JoWUA

Volume 10 - Issue 4

A Framework for Identifying Obfuscation Techniques applied to Android Apps using Machine Learning

Minjae Park Dankook University, Yongin, Korea
parkminjae@dankook.ac.kr
Geunha You Dankook University, Yongin, Korea
geunhayou@dankook.ac.kr
Seong-je Cho Dankook University, Yongin, Korea
sjcho@dankook.ac.kr
Minkyu Park Konkuk University, Chungju, Korea
minkyup@kku.ac.kr
Sangchul Han Konkuk University, Chungju, Korea
schan@kku.ac.kr

DOI: 10.22667/JOWUA.2019.12.31.022

Keywords: Android app, Obfuscation technique, Class-level obfuscation, Machine learning

Abstract

Malicious app writers tend to employ code obfuscation techniques to prevent their malicious code from being easily reverse engineered and analyzed. In order to effectively analyze malicious Android apps, it is necessary to identify what code obfuscation technique is applied to the malicious apps. Existing studies have devised some approaches that identify app-level obfuscation. However, recent obfuscators can apply different obfuscation techniques on a class-by-class basis not on an app basis. In such a case, app-level obfuscation identification may be ineffective.

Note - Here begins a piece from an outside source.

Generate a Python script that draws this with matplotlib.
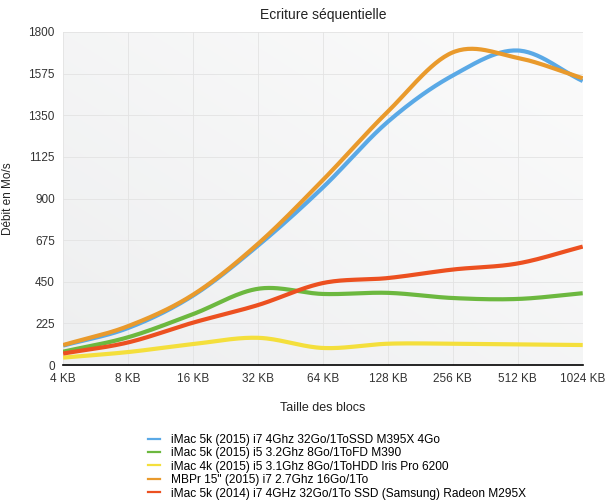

In this paper, we propose a new framework to identify a class-level obfuscation technique used in Android apps. The proposed framework vectorizes the decompiled codes of each class of Android apps using a paragraph vector. Then the output vectors are fed to machine learning classifier to identify what obfuscation technique is applied to each class. We use four machine learning classifiers: Random Forest, AdaBoost, Extra Trees, and Linear SVM, and compare the performance of the classifiers for each obfuscation technique.

Date

December 2019

Page Number

22-30